Repeat everything from the line holding "The picture is" to the line holding "s_values = [2.0, 2.8, 3.2, 3.5]", inclusive, exactly. Leave out the rest.

▼

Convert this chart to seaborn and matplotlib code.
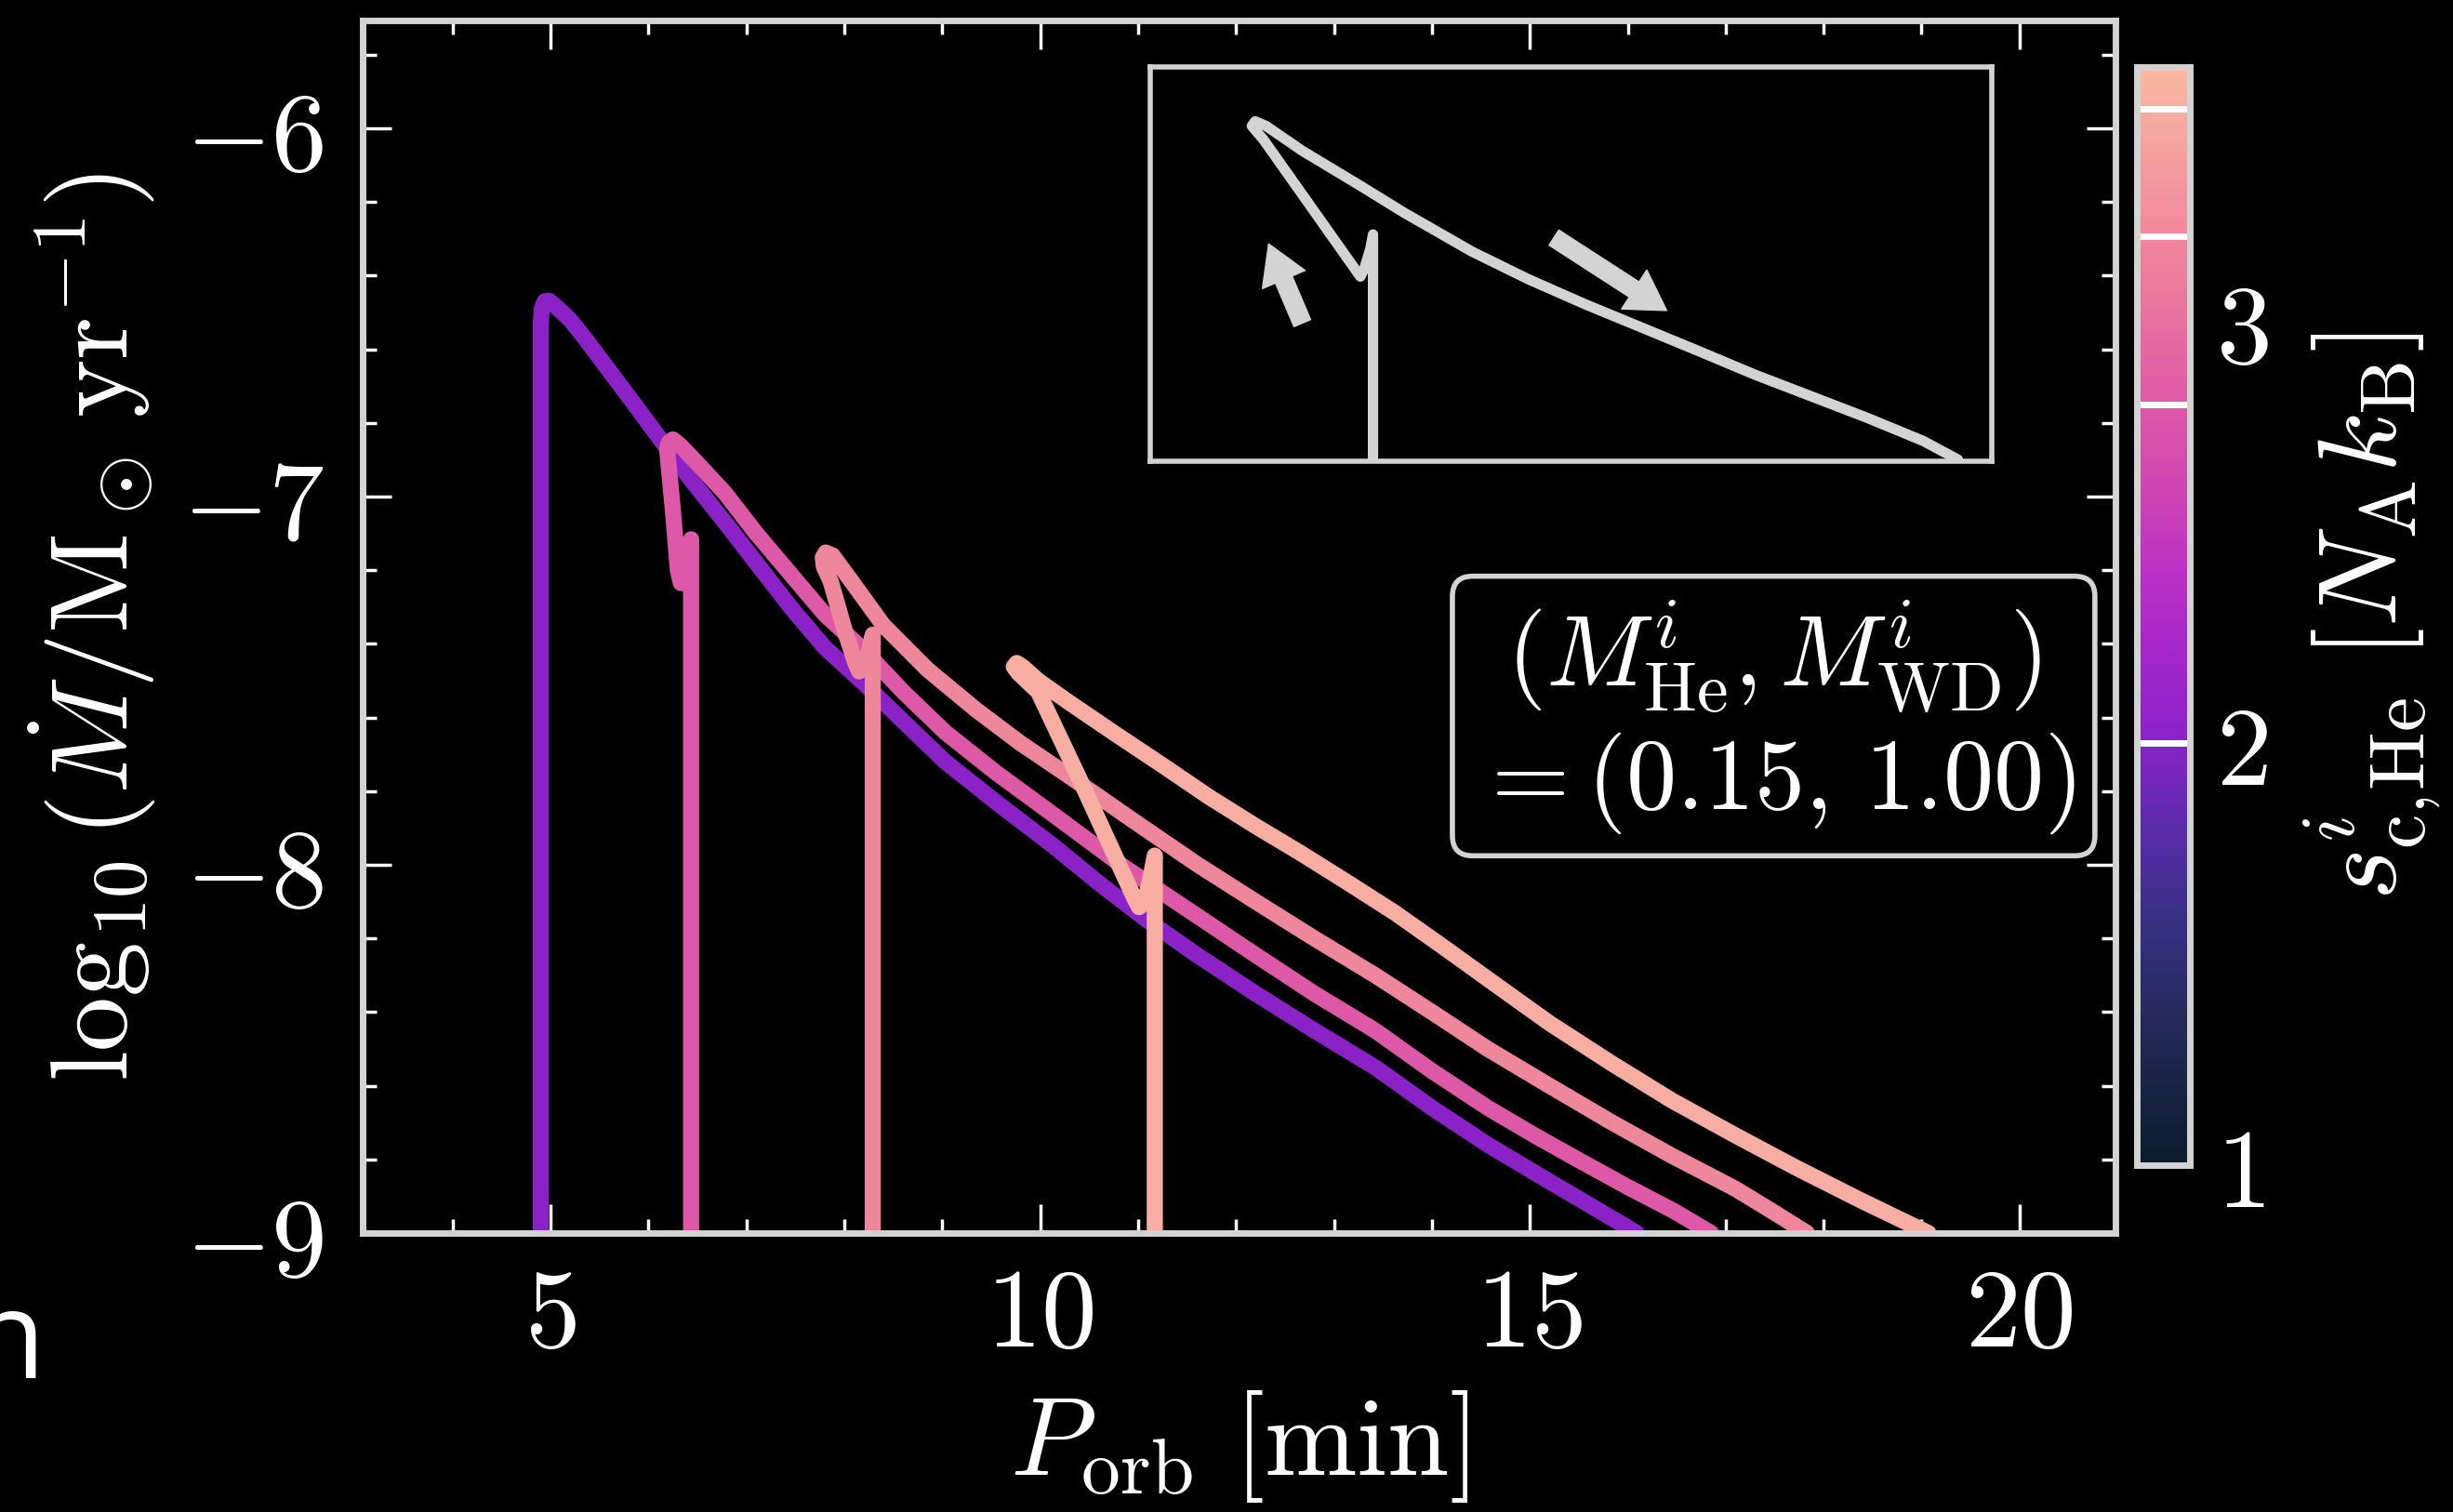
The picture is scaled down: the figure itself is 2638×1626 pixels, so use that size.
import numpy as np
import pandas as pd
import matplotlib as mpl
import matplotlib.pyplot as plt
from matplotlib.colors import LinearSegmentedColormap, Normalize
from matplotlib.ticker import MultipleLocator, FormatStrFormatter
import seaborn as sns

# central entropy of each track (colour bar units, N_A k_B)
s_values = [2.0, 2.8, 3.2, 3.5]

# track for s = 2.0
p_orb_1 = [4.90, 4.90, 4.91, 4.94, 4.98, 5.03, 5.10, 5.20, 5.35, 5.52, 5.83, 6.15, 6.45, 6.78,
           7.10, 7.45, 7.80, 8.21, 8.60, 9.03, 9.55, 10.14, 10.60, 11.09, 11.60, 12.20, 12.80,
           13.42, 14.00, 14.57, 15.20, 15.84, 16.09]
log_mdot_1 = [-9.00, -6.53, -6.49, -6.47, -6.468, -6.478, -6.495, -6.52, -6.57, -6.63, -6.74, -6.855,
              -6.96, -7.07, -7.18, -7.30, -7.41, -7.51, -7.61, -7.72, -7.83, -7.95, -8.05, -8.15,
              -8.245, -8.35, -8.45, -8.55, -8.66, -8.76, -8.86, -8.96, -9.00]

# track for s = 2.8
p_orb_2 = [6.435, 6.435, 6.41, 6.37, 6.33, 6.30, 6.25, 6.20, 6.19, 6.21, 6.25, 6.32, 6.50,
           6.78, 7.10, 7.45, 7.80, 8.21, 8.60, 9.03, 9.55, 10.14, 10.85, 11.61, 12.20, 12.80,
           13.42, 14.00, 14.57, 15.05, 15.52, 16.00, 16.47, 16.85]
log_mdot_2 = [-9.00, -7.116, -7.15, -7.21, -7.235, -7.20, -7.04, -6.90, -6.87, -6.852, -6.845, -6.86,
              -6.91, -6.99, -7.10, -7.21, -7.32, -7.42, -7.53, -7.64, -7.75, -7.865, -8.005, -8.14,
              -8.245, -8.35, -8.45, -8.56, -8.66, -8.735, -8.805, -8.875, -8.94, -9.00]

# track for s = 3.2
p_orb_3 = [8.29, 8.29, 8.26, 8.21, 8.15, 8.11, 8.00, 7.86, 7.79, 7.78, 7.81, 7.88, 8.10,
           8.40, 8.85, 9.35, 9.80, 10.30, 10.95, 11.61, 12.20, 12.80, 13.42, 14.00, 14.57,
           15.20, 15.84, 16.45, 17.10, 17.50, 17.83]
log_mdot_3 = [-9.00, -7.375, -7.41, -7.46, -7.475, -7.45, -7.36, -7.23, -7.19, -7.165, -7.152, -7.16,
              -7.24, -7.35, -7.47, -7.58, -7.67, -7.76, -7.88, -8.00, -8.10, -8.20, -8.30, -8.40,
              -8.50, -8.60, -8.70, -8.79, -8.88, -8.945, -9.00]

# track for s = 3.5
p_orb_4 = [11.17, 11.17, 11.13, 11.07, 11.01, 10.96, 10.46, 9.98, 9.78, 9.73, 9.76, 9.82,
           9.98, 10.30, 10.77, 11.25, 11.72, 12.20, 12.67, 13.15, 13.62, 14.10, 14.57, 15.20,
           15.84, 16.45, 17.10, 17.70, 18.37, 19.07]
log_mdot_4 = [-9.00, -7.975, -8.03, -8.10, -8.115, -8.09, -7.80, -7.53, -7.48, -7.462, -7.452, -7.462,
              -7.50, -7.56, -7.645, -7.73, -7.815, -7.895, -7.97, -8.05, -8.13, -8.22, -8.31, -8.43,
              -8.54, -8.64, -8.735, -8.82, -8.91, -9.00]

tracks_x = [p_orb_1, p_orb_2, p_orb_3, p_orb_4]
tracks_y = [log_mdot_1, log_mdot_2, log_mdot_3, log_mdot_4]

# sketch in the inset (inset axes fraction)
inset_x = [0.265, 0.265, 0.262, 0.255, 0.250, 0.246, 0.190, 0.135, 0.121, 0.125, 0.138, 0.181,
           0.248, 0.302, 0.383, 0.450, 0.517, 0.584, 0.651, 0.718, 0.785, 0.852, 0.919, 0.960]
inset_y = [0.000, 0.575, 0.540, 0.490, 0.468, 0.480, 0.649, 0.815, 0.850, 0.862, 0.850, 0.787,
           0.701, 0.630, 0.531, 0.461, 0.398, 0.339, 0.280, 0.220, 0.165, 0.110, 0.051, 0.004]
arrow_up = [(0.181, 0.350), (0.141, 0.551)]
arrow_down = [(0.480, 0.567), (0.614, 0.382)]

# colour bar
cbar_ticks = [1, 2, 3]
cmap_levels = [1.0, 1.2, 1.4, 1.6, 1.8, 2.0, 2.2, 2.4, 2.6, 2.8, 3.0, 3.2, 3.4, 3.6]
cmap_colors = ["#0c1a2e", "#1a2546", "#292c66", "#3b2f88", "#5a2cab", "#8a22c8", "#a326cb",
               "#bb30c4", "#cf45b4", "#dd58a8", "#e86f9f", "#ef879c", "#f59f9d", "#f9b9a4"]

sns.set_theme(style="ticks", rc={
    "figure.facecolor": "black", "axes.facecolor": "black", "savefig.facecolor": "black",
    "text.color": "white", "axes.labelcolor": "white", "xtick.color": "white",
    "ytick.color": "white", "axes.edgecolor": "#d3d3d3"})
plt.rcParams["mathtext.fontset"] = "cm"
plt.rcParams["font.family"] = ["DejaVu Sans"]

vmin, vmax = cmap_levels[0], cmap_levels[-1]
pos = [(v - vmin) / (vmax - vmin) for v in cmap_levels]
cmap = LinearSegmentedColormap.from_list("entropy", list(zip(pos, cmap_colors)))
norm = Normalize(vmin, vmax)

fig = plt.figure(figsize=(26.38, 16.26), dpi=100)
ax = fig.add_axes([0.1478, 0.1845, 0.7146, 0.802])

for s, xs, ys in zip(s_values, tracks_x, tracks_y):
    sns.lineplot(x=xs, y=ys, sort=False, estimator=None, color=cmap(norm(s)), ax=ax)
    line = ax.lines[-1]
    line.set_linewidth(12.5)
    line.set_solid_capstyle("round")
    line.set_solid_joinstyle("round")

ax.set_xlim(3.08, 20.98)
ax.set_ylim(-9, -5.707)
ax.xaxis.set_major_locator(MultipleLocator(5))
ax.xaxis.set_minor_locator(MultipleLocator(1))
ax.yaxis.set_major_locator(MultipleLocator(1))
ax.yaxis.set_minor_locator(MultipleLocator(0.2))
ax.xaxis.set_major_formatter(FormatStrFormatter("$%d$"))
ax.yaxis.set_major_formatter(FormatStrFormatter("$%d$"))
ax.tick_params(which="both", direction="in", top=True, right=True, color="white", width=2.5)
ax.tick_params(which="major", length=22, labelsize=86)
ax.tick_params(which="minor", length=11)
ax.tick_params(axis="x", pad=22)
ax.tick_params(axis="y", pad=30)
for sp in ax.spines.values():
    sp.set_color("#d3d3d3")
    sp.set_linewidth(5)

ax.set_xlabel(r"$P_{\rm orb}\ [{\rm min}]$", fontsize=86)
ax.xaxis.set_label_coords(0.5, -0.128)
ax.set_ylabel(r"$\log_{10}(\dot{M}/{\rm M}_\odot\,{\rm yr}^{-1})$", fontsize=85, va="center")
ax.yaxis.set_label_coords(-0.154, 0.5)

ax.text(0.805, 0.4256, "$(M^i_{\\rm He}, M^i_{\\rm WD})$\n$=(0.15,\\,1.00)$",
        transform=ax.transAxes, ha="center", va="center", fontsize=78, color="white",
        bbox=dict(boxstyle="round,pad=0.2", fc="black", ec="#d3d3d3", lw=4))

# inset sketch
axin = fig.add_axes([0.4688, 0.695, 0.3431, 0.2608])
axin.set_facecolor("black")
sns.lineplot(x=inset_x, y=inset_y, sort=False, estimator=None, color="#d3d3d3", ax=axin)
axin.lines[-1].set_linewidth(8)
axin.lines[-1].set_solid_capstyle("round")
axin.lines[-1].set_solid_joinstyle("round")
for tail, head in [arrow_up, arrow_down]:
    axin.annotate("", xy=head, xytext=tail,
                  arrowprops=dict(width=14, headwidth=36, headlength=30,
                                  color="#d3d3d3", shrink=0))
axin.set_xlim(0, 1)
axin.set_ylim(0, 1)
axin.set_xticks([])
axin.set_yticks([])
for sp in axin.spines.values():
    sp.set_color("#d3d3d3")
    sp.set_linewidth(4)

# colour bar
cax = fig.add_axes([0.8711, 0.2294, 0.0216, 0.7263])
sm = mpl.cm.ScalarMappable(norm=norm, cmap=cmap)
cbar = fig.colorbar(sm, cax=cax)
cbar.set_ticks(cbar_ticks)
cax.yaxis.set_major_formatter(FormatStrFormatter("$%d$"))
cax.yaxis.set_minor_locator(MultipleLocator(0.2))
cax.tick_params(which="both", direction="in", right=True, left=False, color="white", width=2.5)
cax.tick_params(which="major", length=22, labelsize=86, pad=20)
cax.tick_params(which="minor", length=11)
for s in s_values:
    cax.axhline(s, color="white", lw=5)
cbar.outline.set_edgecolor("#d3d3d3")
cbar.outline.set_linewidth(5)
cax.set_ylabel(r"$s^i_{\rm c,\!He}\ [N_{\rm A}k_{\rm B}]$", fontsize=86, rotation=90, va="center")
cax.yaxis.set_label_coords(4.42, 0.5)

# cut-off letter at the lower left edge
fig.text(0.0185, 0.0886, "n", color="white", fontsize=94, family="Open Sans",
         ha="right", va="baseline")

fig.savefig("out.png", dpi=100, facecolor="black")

▲

* ANSWER TO THIS TASK:
The picture is scaled down: the figure itself is 2638×1626 pixels, so use that size.
import numpy as np
import pandas as pd
import matplotlib as mpl
import matplotlib.pyplot as plt
from matplotlib.colors import LinearSegmentedColormap, Normalize
from matplotlib.ticker import MultipleLocator, FormatStrFormatter
import seaborn as sns

# central entropy of each track (colour bar units, N_A k_B)
s_values = [2.0, 2.8, 3.2, 3.5]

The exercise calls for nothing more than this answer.